OBJECTIVE
Copy out all of the material exactly.

PROVIDED DATA
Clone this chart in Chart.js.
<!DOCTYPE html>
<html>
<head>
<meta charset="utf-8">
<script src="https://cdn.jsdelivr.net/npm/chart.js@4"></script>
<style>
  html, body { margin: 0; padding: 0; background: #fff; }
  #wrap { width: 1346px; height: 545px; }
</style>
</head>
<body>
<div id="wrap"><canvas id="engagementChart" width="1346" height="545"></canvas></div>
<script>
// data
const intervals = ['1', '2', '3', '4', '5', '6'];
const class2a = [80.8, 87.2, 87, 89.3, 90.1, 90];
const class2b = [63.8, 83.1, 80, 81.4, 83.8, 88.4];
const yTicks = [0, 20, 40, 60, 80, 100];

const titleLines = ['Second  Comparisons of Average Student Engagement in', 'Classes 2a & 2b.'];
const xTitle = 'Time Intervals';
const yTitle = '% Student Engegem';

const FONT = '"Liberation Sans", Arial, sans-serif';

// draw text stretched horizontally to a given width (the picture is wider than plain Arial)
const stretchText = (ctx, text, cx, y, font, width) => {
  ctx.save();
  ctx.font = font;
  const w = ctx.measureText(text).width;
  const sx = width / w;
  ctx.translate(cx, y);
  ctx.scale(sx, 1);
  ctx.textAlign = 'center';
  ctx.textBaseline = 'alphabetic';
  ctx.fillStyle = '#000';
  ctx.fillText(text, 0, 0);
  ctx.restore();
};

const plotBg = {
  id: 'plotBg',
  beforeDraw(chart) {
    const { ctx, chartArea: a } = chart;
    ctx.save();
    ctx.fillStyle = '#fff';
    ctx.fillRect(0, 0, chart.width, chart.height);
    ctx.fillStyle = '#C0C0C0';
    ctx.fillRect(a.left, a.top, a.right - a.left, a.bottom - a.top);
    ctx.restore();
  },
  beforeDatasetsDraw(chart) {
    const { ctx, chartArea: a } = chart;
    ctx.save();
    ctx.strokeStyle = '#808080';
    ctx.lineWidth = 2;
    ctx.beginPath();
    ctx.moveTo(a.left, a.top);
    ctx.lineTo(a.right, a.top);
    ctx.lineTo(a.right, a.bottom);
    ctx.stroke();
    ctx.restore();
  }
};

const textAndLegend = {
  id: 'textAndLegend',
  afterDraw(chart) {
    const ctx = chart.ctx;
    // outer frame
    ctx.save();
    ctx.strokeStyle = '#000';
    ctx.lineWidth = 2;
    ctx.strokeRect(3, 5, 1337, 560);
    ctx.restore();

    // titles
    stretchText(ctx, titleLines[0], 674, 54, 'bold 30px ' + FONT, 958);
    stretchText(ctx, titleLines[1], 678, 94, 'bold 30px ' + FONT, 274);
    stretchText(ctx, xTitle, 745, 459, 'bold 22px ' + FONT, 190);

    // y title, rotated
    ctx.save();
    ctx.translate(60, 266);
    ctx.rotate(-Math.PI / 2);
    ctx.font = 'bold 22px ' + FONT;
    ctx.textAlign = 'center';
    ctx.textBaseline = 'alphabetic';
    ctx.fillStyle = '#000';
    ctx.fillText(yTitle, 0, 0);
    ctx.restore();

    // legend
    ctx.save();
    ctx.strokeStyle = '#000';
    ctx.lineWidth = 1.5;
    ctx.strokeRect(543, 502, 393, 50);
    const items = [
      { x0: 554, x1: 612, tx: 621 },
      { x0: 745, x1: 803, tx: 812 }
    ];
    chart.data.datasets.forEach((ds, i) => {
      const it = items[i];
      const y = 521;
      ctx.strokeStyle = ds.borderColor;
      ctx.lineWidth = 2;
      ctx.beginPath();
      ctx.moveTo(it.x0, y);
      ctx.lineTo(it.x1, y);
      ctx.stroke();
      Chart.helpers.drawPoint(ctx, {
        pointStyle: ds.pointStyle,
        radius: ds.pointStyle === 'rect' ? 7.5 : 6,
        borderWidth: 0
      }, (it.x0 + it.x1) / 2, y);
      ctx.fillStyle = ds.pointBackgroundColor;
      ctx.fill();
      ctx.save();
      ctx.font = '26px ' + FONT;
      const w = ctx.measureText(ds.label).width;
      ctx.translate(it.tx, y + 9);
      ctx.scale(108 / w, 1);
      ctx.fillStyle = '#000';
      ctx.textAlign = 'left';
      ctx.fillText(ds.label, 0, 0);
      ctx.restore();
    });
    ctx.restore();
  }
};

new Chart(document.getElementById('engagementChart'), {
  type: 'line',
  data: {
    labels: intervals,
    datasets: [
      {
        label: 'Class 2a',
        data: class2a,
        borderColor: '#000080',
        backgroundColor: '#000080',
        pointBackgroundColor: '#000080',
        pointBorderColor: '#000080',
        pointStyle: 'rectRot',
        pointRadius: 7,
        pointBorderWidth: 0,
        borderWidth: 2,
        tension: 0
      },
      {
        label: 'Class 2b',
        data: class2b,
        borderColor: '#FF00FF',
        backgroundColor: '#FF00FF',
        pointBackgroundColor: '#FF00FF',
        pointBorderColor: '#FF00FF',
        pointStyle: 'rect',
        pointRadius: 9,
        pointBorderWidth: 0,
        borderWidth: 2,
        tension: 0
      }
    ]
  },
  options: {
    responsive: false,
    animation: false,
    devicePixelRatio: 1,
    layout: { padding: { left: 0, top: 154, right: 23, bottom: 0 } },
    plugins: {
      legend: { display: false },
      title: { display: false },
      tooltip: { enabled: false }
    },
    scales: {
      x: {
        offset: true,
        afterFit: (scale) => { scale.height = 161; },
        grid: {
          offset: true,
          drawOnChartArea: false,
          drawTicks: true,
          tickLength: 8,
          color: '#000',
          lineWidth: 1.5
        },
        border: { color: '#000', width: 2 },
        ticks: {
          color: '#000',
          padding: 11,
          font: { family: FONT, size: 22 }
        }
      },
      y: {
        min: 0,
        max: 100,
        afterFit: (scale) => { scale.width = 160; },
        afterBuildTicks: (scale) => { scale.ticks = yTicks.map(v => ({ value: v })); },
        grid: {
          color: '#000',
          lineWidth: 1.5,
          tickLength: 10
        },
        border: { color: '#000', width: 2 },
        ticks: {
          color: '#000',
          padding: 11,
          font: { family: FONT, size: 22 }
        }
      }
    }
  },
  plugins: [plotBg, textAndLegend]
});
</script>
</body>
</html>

THE SOLUTION
Clone this chart in Chart.js.
<!DOCTYPE html>
<html>
<head>
<meta charset="utf-8">
<script src="https://cdn.jsdelivr.net/npm/chart.js@4"></script>
<style>
  html, body { margin: 0; padding: 0; background: #fff; }
  #wrap { width: 1346px; height: 545px; }
</style>
</head>
<body>
<div id="wrap"><canvas id="engagementChart" width="1346" height="545"></canvas></div>
<script>
// data
const intervals = ['1', '2', '3', '4', '5', '6'];
const class2a = [80.8, 87.2, 87, 89.3, 90.1, 90];
const class2b = [63.8, 83.1, 80, 81.4, 83.8, 88.4];
const yTicks = [0, 20, 40, 60, 80, 100];

const titleLines = ['Second  Comparisons of Average Student Engagement in', 'Classes 2a & 2b.'];
const xTitle = 'Time Intervals';
const yTitle = '% Student Engegem';

const FONT = '"Liberation Sans", Arial, sans-serif';

// draw text stretched horizontally to a given width (the picture is wider than plain Arial)
const stretchText = (ctx, text, cx, y, font, width) => {
  ctx.save();
  ctx.font = font;
  const w = ctx.measureText(text).width;
  const sx = width / w;
  ctx.translate(cx, y);
  ctx.scale(sx, 1);
  ctx.textAlign = 'center';
  ctx.textBaseline = 'alphabetic';
  ctx.fillStyle = '#000';
  ctx.fillText(text, 0, 0);
  ctx.restore();
};

const plotBg = {
  id: 'plotBg',
  beforeDraw(chart) {
    const { ctx, chartArea: a } = chart;
    ctx.save();
    ctx.fillStyle = '#fff';
    ctx.fillRect(0, 0, chart.width, chart.height);
    ctx.fillStyle = '#C0C0C0';
    ctx.fillRect(a.left, a.top, a.right - a.left, a.bottom - a.top);
    ctx.restore();
  },
  beforeDatasetsDraw(chart) {
    const { ctx, chartArea: a } = chart;
    ctx.save();
    ctx.strokeStyle = '#808080';
    ctx.lineWidth = 2;
    ctx.beginPath();
    ctx.moveTo(a.left, a.top);
    ctx.lineTo(a.right, a.top);
    ctx.lineTo(a.right, a.bottom);
    ctx.stroke();
    ctx.restore();
  }
};

const textAndLegend = {
  id: 'textAndLegend',
  afterDraw(chart) {
    const ctx = chart.ctx;
    // outer frame
    ctx.save();
    ctx.strokeStyle = '#000';
    ctx.lineWidth = 2;
    ctx.strokeRect(3, 5, 1337, 560);
    ctx.restore();

    // titles
    stretchText(ctx, titleLines[0], 674, 54, 'bold 30px ' + FONT, 958);
    stretchText(ctx, titleLines[1], 678, 94, 'bold 30px ' + FONT, 274);
    stretchText(ctx, xTitle, 745, 459, 'bold 22px ' + FONT, 190);

    // y title, rotated
    ctx.save();
    ctx.translate(60, 266);
    ctx.rotate(-Math.PI / 2);
    ctx.font = 'bold 22px ' + FONT;
    ctx.textAlign = 'center';
    ctx.textBaseline = 'alphabetic';
    ctx.fillStyle = '#000';
    ctx.fillText(yTitle, 0, 0);
    ctx.restore();

    // legend
    ctx.save();
    ctx.strokeStyle = '#000';
    ctx.lineWidth = 1.5;
    ctx.strokeRect(543, 502, 393, 50);
    const items = [
      { x0: 554, x1: 612, tx: 621 },
      { x0: 745, x1: 803, tx: 812 }
    ];
    chart.data.datasets.forEach((ds, i) => {
      const it = items[i];
      const y = 521;
      ctx.strokeStyle = ds.borderColor;
      ctx.lineWidth = 2;
      ctx.beginPath();
      ctx.moveTo(it.x0, y);
      ctx.lineTo(it.x1, y);
      ctx.stroke();
      Chart.helpers.drawPoint(ctx, {
        pointStyle: ds.pointStyle,
        radius: ds.pointStyle === 'rect' ? 7.5 : 6,
        borderWidth: 0
      }, (it.x0 + it.x1) / 2, y);
      ctx.fillStyle = ds.pointBackgroundColor;
      ctx.fill();
      ctx.save();
      ctx.font = '26px ' + FONT;
      const w = ctx.measureText(ds.label).width;
      ctx.translate(it.tx, y + 9);
      ctx.scale(108 / w, 1);
      ctx.fillStyle = '#000';
      ctx.textAlign = 'left';
      ctx.fillText(ds.label, 0, 0);
      ctx.restore();
    });
    ctx.restore();
  }
};

new Chart(document.getElementById('engagementChart'), {
  type: 'line',
  data: {
    labels: intervals,
    datasets: [
      {
        label: 'Class 2a',
        data: class2a,
        borderColor: '#000080',
        backgroundColor: '#000080',
        pointBackgroundColor: '#000080',
        pointBorderColor: '#000080',
        pointStyle: 'rectRot',
        pointRadius: 7,
        pointBorderWidth: 0,
        borderWidth: 2,
        tension: 0
      },
      {
        label: 'Class 2b',
        data: class2b,
        borderColor: '#FF00FF',
        backgroundColor: '#FF00FF',
        pointBackgroundColor: '#FF00FF',
        pointBorderColor: '#FF00FF',
        pointStyle: 'rect',
        pointRadius: 9,
        pointBorderWidth: 0,
        borderWidth: 2,
        tension: 0
      }
    ]
  },
  options: {
    responsive: false,
    animation: false,
    devicePixelRatio: 1,
    layout: { padding: { left: 0, top: 154, right: 23, bottom: 0 } },
    plugins: {
      legend: { display: false },
      title: { display: false },
      tooltip: { enabled: false }
    },
    scales: {
      x: {
        offset: true,
        afterFit: (scale) => { scale.height = 161; },
        grid: {
          offset: true,
          drawOnChartArea: false,
          drawTicks: true,
          tickLength: 8,
          color: '#000',
          lineWidth: 1.5
        },
        border: { color: '#000', width: 2 },
        ticks: {
          color: '#000',
          padding: 11,
          font: { family: FONT, size: 22 }
        }
      },
      y: {
        min: 0,
        max: 100,
        afterFit: (scale) => { scale.width = 160; },
        afterBuildTicks: (scale) => { scale.ticks = yTicks.map(v => ({ value: v })); },
        grid: {
          color: '#000',
          lineWidth: 1.5,
          tickLength: 10
        },
        border: { color: '#000', width: 2 },
        ticks: {
          color: '#000',
          padding: 11,
          font: { family: FONT, size: 22 }
        }
      }
    }
  },
  plugins: [plotBg, textAndLegend]
});
</script>
</body>
</html>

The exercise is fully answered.